Actually von Goisern does nothing different with folk music from what has always happened outside its antiquated conservation and institutionalisation - instruments were played which could be got hold, had fun with and enjoyed and according to listening habits.

What he has chosen from the fundus of tradition speaks volumes: it is often the linguistically contorted, strange lyrics, like in those of Eiszapfen: "Znagst han i die ganze Nacht Eiszapfen brennt / koan Mensch hats nit kennt, dass koane Wachskerzen sind" ("Recently I burned icicles the whole night / nobody realised they weren't candles").

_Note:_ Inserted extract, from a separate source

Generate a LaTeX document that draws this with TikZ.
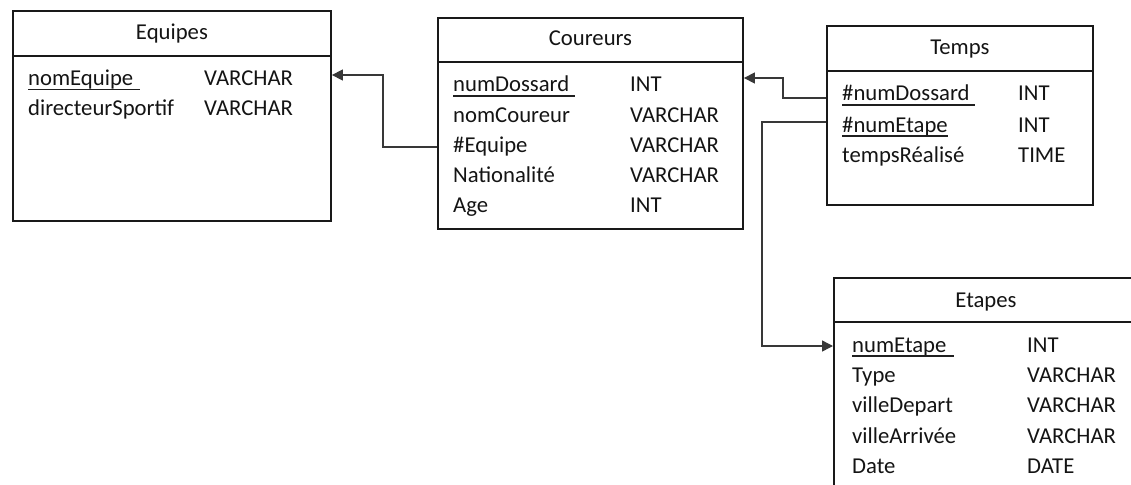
\documentclass[tikz,border=0pt]{standalone}
\usepackage{fontspec}
\setmainfont{Carlito}
\usetikzlibrary{arrows.meta}
\begin{document}
\begin{tikzpicture}[x=1pt,y=-1pt,
  box/.style={draw=black!90,line width=1.9pt,anchor=north west,inner sep=0pt},
  hrule/.style={draw=black!90,line width=1.7pt},
  txt/.style={anchor=base west,inner sep=0pt,text=black!92,font=\fontsize{22.7}{27}\selectfont},
  ttl/.style={anchor=base,inner sep=0pt,text=black!92,font=\fontsize{22.7}{27}\selectfont},
  conn/.style={draw=black!78,line width=1.4pt,-{Triangle[length=11pt,width=11pt]}},
  ul/.style={draw=black!88,line width=1.5pt}]
\useasboundingbox (0,0) rectangle (1131,484);
\clip (0,0) rectangle (1131,484);

% Equipes
\node[box,minimum width=318pt,minimum height=210pt] (eq) at (12,10) {};
\draw[hrule] (eq.west |- 0,56) -- (eq.east |- 0,56);
\node[ttl] (eqT) at (eq.north |- 0,40) {Equipes};
\node[txt] (e1) at (28,86) {nomEquipe};
\node[txt] (e1t) at (204,86) {VARCHAR};
\node[txt] (e2) at (28,116) {directeurSportif};
\node[txt] (e2t) at (204,116) {VARCHAR};
\draw[ul] ([yshift=-3.5pt]e1.base west) -- ([yshift=-3.5pt,xshift=7pt]e1.base east);

% Coureurs
\node[box,minimum width=305pt,minimum height=211pt] (cou) at (437,17) {};
\draw[hrule] (cou.west |- 0,62) -- (cou.east |- 0,62);
\node[ttl] (couT) at (cou.north |- 0,46) {Coureurs};
\node[txt] (c1) at (453,92) {numDossard};
\node[txt] (c1t) at (630,92) {INT};
\node[txt] (c2) at (453,122) {nomCoureur};
\node[txt] (c2t) at (630,122) {VARCHAR};
\node[txt] (c3) at (453,152) {\#Equipe};
\node[txt] (c3t) at (630,152) {VARCHAR};
\node[txt] (c4) at (453,182) {Nationalité};
\node[txt] (c4t) at (630,182) {VARCHAR};
\node[txt] (c5) at (453,212) {Age};
\node[txt] (c5t) at (630,212) {INT};
\draw[ul] ([yshift=-4pt]c1.base west) -- ([yshift=-4pt,xshift=6pt]c1.base east);

% Temps
\node[box,minimum width=266pt,minimum height=179pt] (tps) at (826,25) {};
\draw[hrule] (tps.west |- 0,71) -- (tps.east |- 0,71);
\node[ttl] (tpsT) at (tps.north |- 0,55) {Temps};
\node[txt] (t1) at (842,101) {\#numDossard};
\node[txt] (t1t) at (1018,101) {INT};
\node[txt] (t2) at (842,132) {\#numEtape};
\node[txt] (t2t) at (1018,132) {INT};
\node[txt] (t3) at (842,162) {tempsRéalisé};
\node[txt] (t3t) at (1018,162) {TIME};
\draw[ul] ([yshift=-4pt]t1.base west) -- ([yshift=-4pt,xshift=5pt]t1.base east);
\draw[ul] ([yshift=-4pt]t2.base west) -- ([yshift=-4pt]t2.base east);

% Etapes
\node[box,minimum width=320pt,minimum height=240pt] (et) at (833,277) {};
\draw[hrule] (et.west |- 0,322) -- (et.east |- 0,322);
\node[ttl] (etT) at (986,307) {Etapes};
\node[txt] (s1) at (852,352) {numEtape};
\node[txt] (s1t) at (1027,352) {INT};
\node[txt] (s2) at (852,382) {Type};
\node[txt] (s2t) at (1027,382) {VARCHAR};
\node[txt] (s3) at (852,412) {villeDepart};
\node[txt] (s3t) at (1027,412) {VARCHAR};
\node[txt] (s4) at (852,443) {villeArrivée};
\node[txt] (s4t) at (1027,443) {VARCHAR};
\node[txt] (s5) at (852,473) {Date};
\node[txt] (s5t) at (1027,473) {DATE};
\draw[ul] ([yshift=-4pt]s1.base west) -- ([yshift=-4pt,xshift=7pt]s1.base east);

% connectors
\draw[conn] (cou.west |- 0,147) -| (383,75) -- (eq.east |- 0,75);
\draw[conn] (tps.west |- 0,98) -| (783,78) -- (cou.east |- 0,78);
\draw[conn] (tps.west |- 0,122) -| (762,346) -- (et.west |- 0,346);
\end{tikzpicture}
\end{document}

He performs simple, tender or wild lyrics - in any case they're not cloying, fussy or sugar-sweet. Furthermore, he has a good feeling for the folk music often "pushed down" by the authorities, which just teems with serfdom to the authorities, bigotry and worthiness.

This doesn't occur with him. His way is his very own steep road, a tightrope walk, which he simply goes dancing along as much as an experienced mountain climber as a rock 'n' roller. He gets very close to his audience, whom he found in the last decades, through his wildness, sincerity, openness and courage.

Yodelling on a mild summer evening

Der Neue Tag 9th August 2004 | Text: Thomas Dobler

Hubert von Goisern brings his unusual folk music to the Stadtpark in front of a large audience on Sunday

Schwandorf. Acute danger of catchy tunes arises with these songs: on Sunday evening, Hubert von Goisern presented his unusual folk music in the Stadtpark and 2500 people came to experience the unique musician and his band - on a mild evening, in beautiful surroundings.

The slender Austrian presents himself on the large stage in black trousers and a simple white shirt. You find nothing folksy in his appearance and in his pieces, although that's exactly where the concert train goes - into the Salzkammergut with its alpine landscape and its ribald songs, whose words are not always understandable for someone from the Upper Palatinate. Hubert von Goisern knows that too and he makes a joke of it. "Who understands the lyrics?" he asks his audience right at the beginning with a smile and grants a "large scope of interpretation" for this reason.

At 19.00 hrs, an hour before the start of the show, the Stadtpark is already full. A light breeze wafts over the sunny open air arena, which is seeing such a famous artist for the first time. On the one side, the big black stage, one the other side, a collection of stands for a little hunger and great thirst, and all around the fresh green of the bushes and trees of the park.

The audience, who has streamed into the square in an almost never ending river from the entrance by the waterwheels, is not young any more. They are rather more similar in age to the 52 year old star of the evening. Here and there a female fan appears in countryhouse-style clothing, even more rarely: men in lederhosen. The rest of the large crowd comes wearing summer-light clothes, now and then very elegant.

"We have been to two Hubert von Goisern concerts recently," says Barbara Dimbür, who lives near Heidelberg and is currently renovating a house in Schwarzhofen with her husband Johannes. The Dimbürs didn't want to miss the evening: "Because my husband is a big fan of him." Meanwhile, Hubert von Goisern raises up to a long prelude yodel, totally "Trad", as his current CD is called, that is very "traditional". The arrangement of the music is very rocky though. And it goes down well in Schwandorf, as the applause for this folk musician of an unusual kind shows.